ORCHARD PARK - Back in my September preseason preview of the Bills, at the very end, my prediction concluded, “this looks like a six- or seven-win team.”
But it was one of those prognostications where I desperately hoped I was wrong.
After all, it’s a lot more fun and fulfilling when the team you cover is winning … especially in the midst of a nine-year playoff drought.
But, alas, I was right … though I’m not proud of it.
ON A miserable Sunday afternoon at “The Ralph,” in the cold and snow, Buffalo concluded its discouraging season with a 30-7 victory over the clearly ambivalent Colts to finish 6-10.
To say the least it was a bizarre season.
Ten days before it began coach Dick Jauron, who had presided over three straight 7-9 seasons, fired offensive coordinator Turk Schonert and replaced him with quarterback coach Alex Van Pelt.
Then, less than a week before the season opener at New England, starting left offensive tackle Langston Walker was released.
To veteran wide receiver Terrell Owens, signed in the off-season, “that started the downward spiral.”
In the opener, the Bills stared down the Patriots at Gillette Stadium for 58 minutes and didn’t blink.
But a New England touchdown with barely two minutes to play cut Buffalo’s 11-point lead to four and when cornerback Leodis McKelvin fumbled the ensuing kickoff return, the Pats’ second TD in 1:16 handed the Bills a stunning 25-24 defeat.
It was one of five losses by a touchdown-or-less by Buffalo including a galling 6-3 decision to the Browns at “The Ralph.” Struggling Cleveland, in a stretch of 22 games, had only two victories, both at Buffalo.
Then came the injuries as an NFL-leading 20 players went on injured reserve, 14 of them who had started at least once.
Just after mid-season, Jauron was justifiably fired and replaced by interim coach Perry Fewell, the former defensive coordinator, who managed to go 3-4 over the final seven games.
And while Sunday’s victory had a large personnel asterisk for the Colts, Fewell, supposedly in the mix when new Bills’ general manager Buddy Nix picks a head coach, maintained there was reason for optimism in the season-ending victory.
“I THINK it says a lot about their character,” he said of his team. “They could have given up a long time ago and they didn’t.
“I’ve coached seven games with them … we fought and had a chance to win each ball game except Atlanta (31-3 loss) last week.”
He added, “They kept fighting to the very end and I think that says a lot about them.
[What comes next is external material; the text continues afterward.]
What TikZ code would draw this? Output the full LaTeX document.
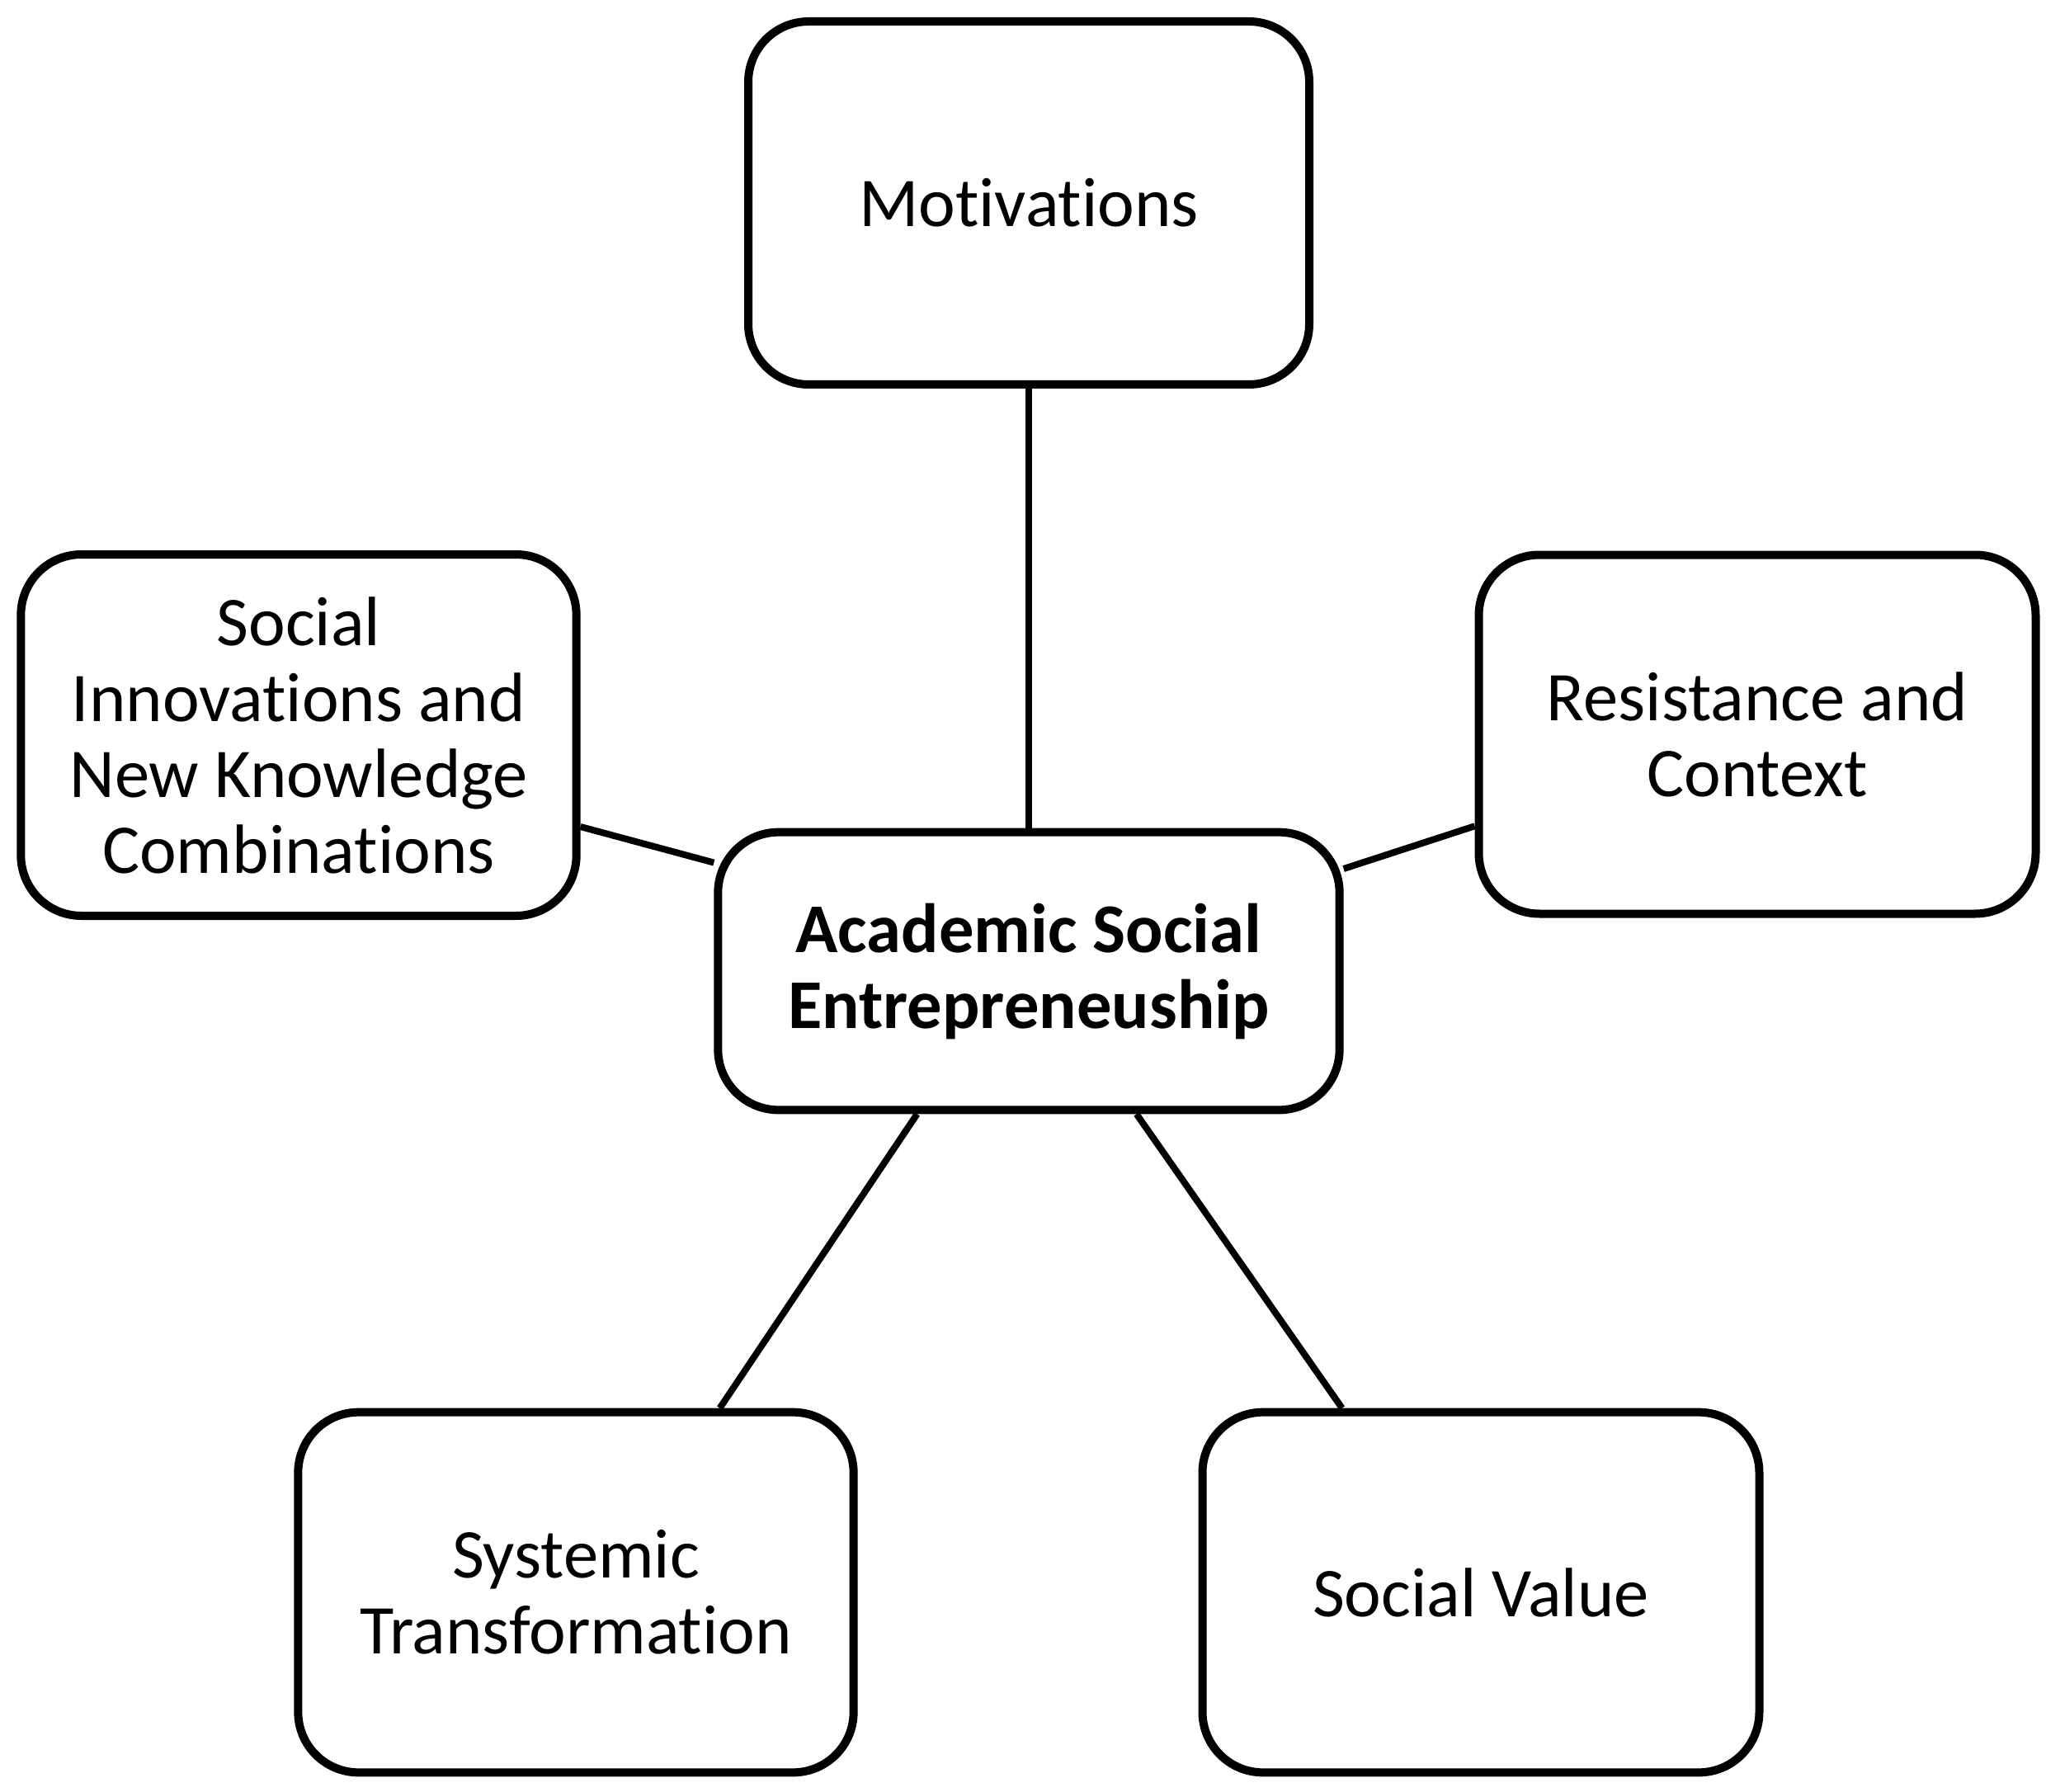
\documentclass[tikz,border=0pt]{standalone}
\usepackage{fontspec}
\setmainfont{Carlito}[Ligatures={NoCommon}]
\begin{document}
\begin{tikzpicture}[x=0.3pt,y=-0.3pt,
  box/.style={draw=black,line width=3pt,rounded corners=22pt,align=center,inner sep=0pt,
    font=\fontsize{25.4}{27.6}\selectfont},
  link/.style={draw=black,line width=2.4pt}]
\useasboundingbox (0,0) rectangle (2497,2172);
\node[box,minimum width=204pt,minimum height=132pt] (mot) at (1247,246) {Motivations};
\node[box,minimum width=202pt,minimum height=131.4pt] (si) at (362,891) {Social\\Innovations and\\New Knowledge\\Combinations};
\node[box,minimum width=202.5pt,minimum height=130.5pt] (res) at (2130,890) {Resistance and\\Context};
\node[box,minimum width=226pt,minimum height=101pt] (ctr) at (1247,1177) {\bfseries Academic Social\\\bfseries Entrepreneuship};
\node[box,minimum width=202pt,minimum height=131pt] (sys) at (698,1930) {Systemic\\Transformation};
\node[box,minimum width=202.5pt,minimum height=131pt] (sv) at (1795,1930) {Social Value};
\draw[link] (mot.south) -- (ctr.north);
\draw[link] (si.-18.4) -- (ctr.161.7);
\draw[link] (res.198.4) -- (ctr.18.3);
\draw[link] (sys.52.5) -- (ctr.232.9);
\draw[link] (sv.127.3) -- (ctr.307.5);
\end{tikzpicture}
\end{document}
They wanted to go out and win a football game today … (get) one win to feel good (about).”
And after the victory, Fewell expressed his appreciation to his team.
“I thanked them for their effort … for their cooperation,” he said. “This team could’ve gone astray, gotten into trouble and done this or that, but they didn’t, they stayed focused.”
And the message wasn’t lost.
“He said he was proud of the guys sticking together and trying to finish the season strong,” said defensive tackle Kyle Williams. “It was a rough year wins and losses-wise. We had so many guys on IR and hurt guys not on IR trying to play and stick in for their teammates to help us win.”
And veteran defensive end Chris Kelsay, who has been part of only one winning campaign in his seven years as a pro, added, “The season was pretty dismal for us (so) to end on a high note was good for the morale of the team.”
As for what he learned from Fewell, Kelsay added, “to have fun and play the game the way it’s supposed to be played.
“It’s a business, it’s our livelihood, but it’s still the game we played as little kids in the backyard. It’s about attitude, it’s about passion, and playing with emotion. It’s about doing your job and being accountable to your teammates.”
And for one afternoon, in lousy weather, albeit against a decidedly indifferent opponent, the Bills did just that.